The District Court determined that any harm to defendants as a result of the loss of
their livelihoods could be remedied by reinstatement and back pay. It appointed a
substitute employer trustee to ensure continuing representation of employers’ interests
within the Funds’ administration. There was no discussion of the trustees’ reputations.
The District Court found that ERISA evinced a congressional determination that
employee benefit plans are in the national public interest and that there is a public interest
in ensuring honest management of the Funds. Thus, in light of plaintiffs’ demonstration
of reasonable likelihood of success on the merits and irreparable harm to the Funds’

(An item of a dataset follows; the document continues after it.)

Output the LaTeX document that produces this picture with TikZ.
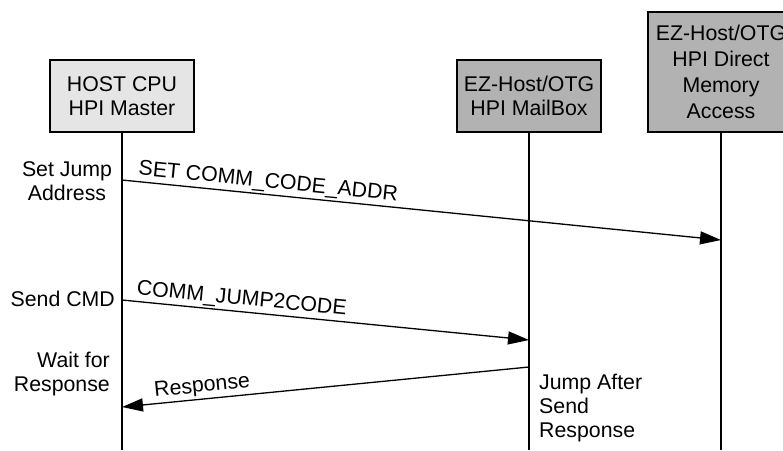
\documentclass[tikz,border=0pt]{standalone}
\usepackage{fontspec}
\setmainfont{Liberation Sans}
\usepackage{tikz}
\usetikzlibrary{arrows.meta}

\begin{document}
\begin{tikzpicture}[x=1pt, y=-1pt, font=\fontsize{21.3}{24}\selectfont,
		lifebox/.style={rectangle, draw, line width=1.6pt, minimum width=144pt, align=center, inner sep=0pt},
		life/.style={line width=1.4pt},
		msg/.style={line width=1.3pt, -{Triangle[length=21pt, width=13pt]}},
		msgback/.style={line width=1.3pt, {Triangle[length=21pt, width=13pt]}-},
		msglabel/.style={sloped, above, inner sep=2pt}]
			\useasboundingbox (0,0) rectangle (783,450);
			\clip (0,0) rectangle (783,450);
			\node[lifebox, fill=black!10, minimum height=72pt] (host) at (122,96) {HOST CPU\\HPI Master};
			\node[lifebox, fill=black!30, minimum height=72pt] (mailbox) at (529,96) {EZ-Host/OTG\\HPI MailBox};
			\node[lifebox, fill=black!30, minimum height=120pt, minimum width=146pt,
				font=\fontsize{21.3}{26}\selectfont] (dma) at (721,72) {EZ-Host/OTG\\HPI Direct\\Memory\\Access};
			
			% Lifelines
			\coordinate (hostend) at (122,450);
			\coordinate (mailboxend) at (529,450);
			\coordinate (dmaend) at (721,450);
			\draw[life] (host.south) -- (hostend);
			\draw[life] (mailbox.south) -- (mailboxend);
			\draw[life] (dma.south) -- (dmaend);
			
			% Message points
			\coordinate (h1) at (122,180);
			\coordinate (d1) at (721,240);
			\coordinate (h2) at (122,300);
			\coordinate (m2) at (529,340);
			\coordinate (m3) at (529,367);
			\coordinate (h3) at (122,407);
			
			% Draw arrows
			\draw[msg] (h1) -- (d1) node[msglabel, pos=0.242] {SET COMM\_CODE\_ADDR};
			\draw[msg] (h2) -- (m2) node[msglabel, pos=0.291] {COMM\_JUMP2CODE};
			\draw[msgback] (h3) -- (m3) node[msglabel, pos=0.2] {Response};
			
			% Labels
			\node[align=center] (setjump) at (67,181) {Set Jump\\Address};
			\node[anchor=east, inner sep=0pt] (sendcmd) at (115,299) {Send CMD};
			\node[anchor=east, align=right, inner sep=0pt] (wait) at (110,374) {Wait for\\Response};
			\node[anchor=west, align=left, inner sep=0pt] (jump) at (539,408) {Jump After\\Send\\Response};
		\end{tikzpicture}
\end{document}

participants and beneficiaries, the District Court determined that the public interest
weighed more heavily in favor of granting the preliminary injunction. A17. Moreover, in
the preliminary injunction hearing, the District Court noted that although the Funds had
been profitable under the defendants’ supervision, the argument could be made that
absent the alleged breach of fiduciary duty, they would have been even more so. A1316.
We will not disturb the District Court’s reasoning in this regard.
Appellants also make an argument (Argument IV) that reversal is in order because
the District Court should have considered that attorney Kroll, former counsel for the
Funds and present counsel for appellees, had a conflict of interest and should have been
12
disqualified. This issue was later decided by the District Court’s ruling denying
appellants’ disqualification motion, and was appealed to our Court, as Case Number 06-
3129. We have recently consolidated the appeal in that case with this appeal. We have
also received, and have considered, supplemental briefing from the parties as to why Case
Number 06-3129 should not be dismissed for lack of jurisdiction based on lack of finality.
Firestone Tire & Rubber Co. v. Risjord,
449 U.S. 368 (1981) (order refusing to disqualify
attorney is not final order). Because the issue presented in Argument IV is more properly
presented as an appeal from an order, and now has been so presented, we will not
consider Argument IV in Case No. 05-2513. However, having considered the parties’
submissions, we will dismiss the appeal in Case No. 06-3129 for lack of jurisdiction.
In sum, the District Court did not abuse its discretion, or make any clear error of
fact, or legal error, in granting the preliminary injunction. Accordingly, we will affirm in
Case No. 05-2513. We will also dismiss the appeal in Case No. 06-3129.